* [EXERCISE]: With all pictures omitted, return verbatim the lines from the beginning of the records below through the line containing "const yTicks = [0, 20, 40, 60, 80, 100];".

— START INPUT MATERIAL —

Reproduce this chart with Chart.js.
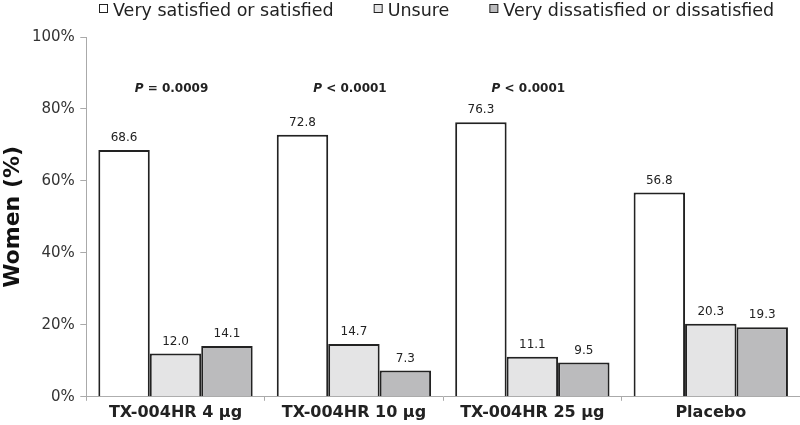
<!DOCTYPE html>
<html>
<head>
<meta charset="utf-8">
<script src="https://cdn.jsdelivr.net/npm/chart.js@4"></script>
<style>
  html, body { margin: 0; padding: 0; background: #fff; }
  #wrap { width: 800px; height: 425px; position: relative; }
</style>
</head>
<body>
<div id="wrap"><canvas id="chart"></canvas></div>
<script>
const categories = ['TX-004HR 4 µg', 'TX-004HR 10 µg', 'TX-004HR 25 µg', 'Placebo'];
const satisfied = [68.6, 72.8, 76.3, 56.8];
const unsure = [12.0, 14.7, 11.1, 20.3];
const dissatisfied = [14.1, 7.3, 9.5, 19.3];
const pValues = ['= 0.0009', '< 0.0001', '< 0.0001', ''];
const yTicks = [0, 20, 40, 60, 80, 100];

// value labels above bars, P values above each group, legend on top
const labelPlugin = {
  id: 'labels',
  afterDatasetsDraw(chart) {
    const ctx = chart.ctx;
    ctx.save();
    ctx.fillStyle = '#222';
    ctx.textAlign = 'center';
    ctx.textBaseline = 'bottom';
    ctx.font = '12px "DejaVu Sans"';
    chart.data.datasets.forEach((ds, i) => {
      chart.getDatasetMeta(i).data.forEach((bar, j) => {
        ctx.fillText(ds.data[j].toFixed(1), bar.x, bar.y - 6);
      });
    });
    const yPos = chart.scales.y.getPixelForValue(85.5) + 6;
    pValues.forEach((p, j) => {
      if (!p) return;
      const x = chart.scales.x.getPixelForValue(j) - 4;
      ctx.font = 'bold 12px "DejaVu Sans"';
      const w = ctx.measureText(p).width;
      ctx.font = 'italic bold 12px "DejaVu Sans"';
      const pw = ctx.measureText('P ').width;
      const left = x - (w + pw) / 2;
      ctx.textAlign = 'left';
      ctx.fillText('P ', left, yPos);
      ctx.font = 'bold 12px "DejaVu Sans"';
      ctx.fillText(p, left + pw, yPos);
    });

    // legend
    let x = 99;
    ctx.font = '17.5px "DejaVu Sans"';
    ctx.textAlign = 'left';
    ctx.textBaseline = 'alphabetic';
    chart.data.datasets.forEach(ds => {
      ctx.fillStyle = ds.backgroundColor;
      ctx.fillRect(x + 0.5, 4.5, 8, 8);
      ctx.strokeStyle = '#222';
      ctx.lineWidth = 1;
      ctx.strokeRect(x + 0.5, 4.5, 8, 8);
      ctx.fillStyle = '#222';
      ctx.fillText(ds.label, x + 14, 16);
      x += 14 + ctx.measureText(ds.label).width + 40;
    });
    ctx.restore();
  }
};

new Chart(document.getElementById('chart'), {
  type: 'bar',
  data: {
    labels: categories,
    datasets: [
      { label: 'Very satisfied or satisfied', data: satisfied, backgroundColor: '#ffffff', borderColor: '#222', borderWidth: 2 },
      { label: 'Unsure', data: unsure, backgroundColor: '#e4e4e5', borderColor: '#222', borderWidth: 2 },
      { label: 'Very dissatisfied or dissatisfied', data: dissatisfied, backgroundColor: '#bbbbbd', borderColor: '#222', borderWidth: 2 }
    ]
  },
  options: {
    responsive: true,
    maintainAspectRatio: false,
    animation: false,
    layout: { padding: { left: 0, right: 0, top: 37, bottom: 0 } },
    datasets: { bar: { categoryPercentage: 0.865, barPercentage: 1.0 } },
    plugins: {
      legend: { display: false },
      tooltip: { enabled: false }
    },
    scales: {
      x: {
        grid: { display: true, drawOnChartArea: false, offset: true, color: '#aaa', tickLength: 4 },
        border: { color: '#aaa', width: 1 },
        ticks: { color: '#222', font: { family: '"DejaVu Sans"', size: 16, weight: 'bold' }, padding: 2.5 }
      },
      y: {
        min: 0,
        max: 100,
        afterBuildTicks(scale) { scale.ticks = yTicks.map(v => ({ value: v })); },
        grid: { display: true, drawOnChartArea: false, color: '#aaa', tickLength: 6 },
        border: { color: '#aaa', width: 1 },
        ticks: { color: '#333', font: { family: '"DejaVu Sans"', size: 15 }, padding: 5.5, callback: v => v + '%' },
        title: { display: true, text: 'Women (%)', color: '#111', font: { family: '"DejaVu Sans"', size: 22, weight: 'bold' }, padding: 0 }
      }
    }
  },
  plugins: [labelPlugin]
});
</script>
</body>
</html>
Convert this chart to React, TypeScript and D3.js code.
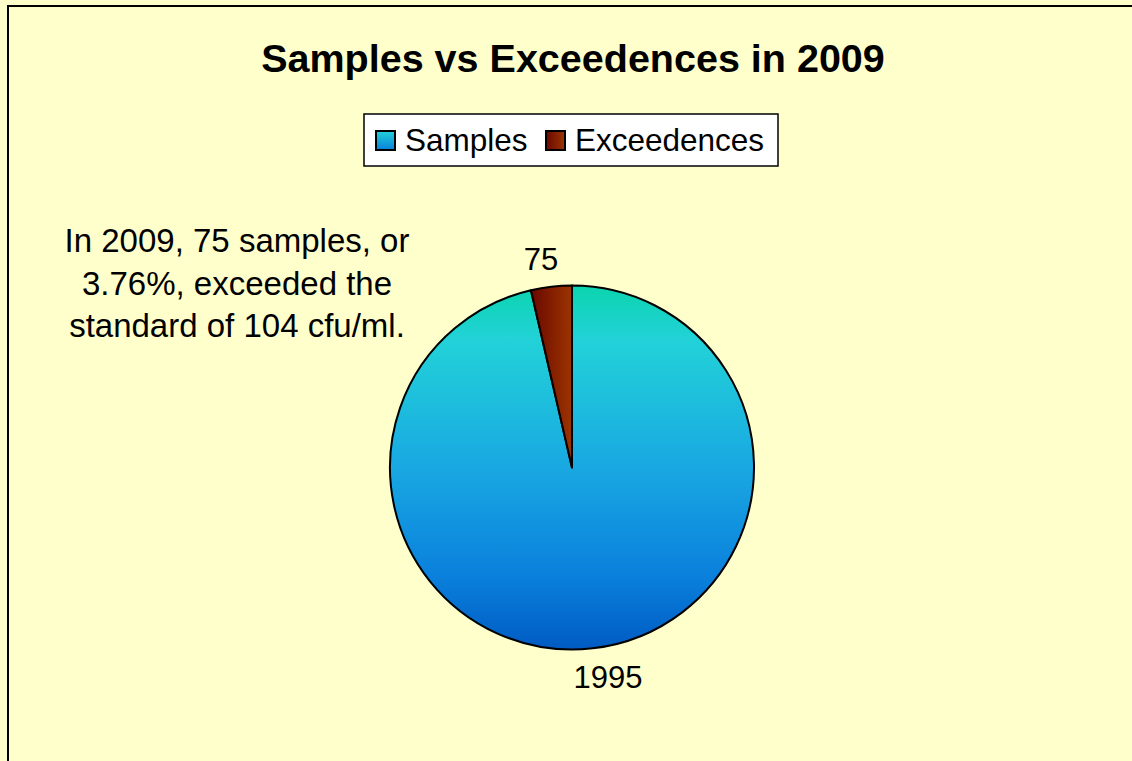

— END INPUT MATERIAL —

* [RESPONSE BELOW]:
Reproduce this chart with Chart.js.
<!DOCTYPE html>
<html>
<head>
<meta charset="utf-8">
<script src="https://cdn.jsdelivr.net/npm/chart.js@4"></script>
<style>
  html, body { margin: 0; padding: 0; background: #fff; }
  #wrap { width: 800px; height: 425px; position: relative; }
</style>
</head>
<body>
<div id="wrap"><canvas id="chart"></canvas></div>
<script>
const categories = ['TX-004HR 4 µg', 'TX-004HR 10 µg', 'TX-004HR 25 µg', 'Placebo'];
const satisfied = [68.6, 72.8, 76.3, 56.8];
const unsure = [12.0, 14.7, 11.1, 20.3];
const dissatisfied = [14.1, 7.3, 9.5, 19.3];
const pValues = ['= 0.0009', '< 0.0001', '< 0.0001', ''];
const yTicks = [0, 20, 40, 60, 80, 100];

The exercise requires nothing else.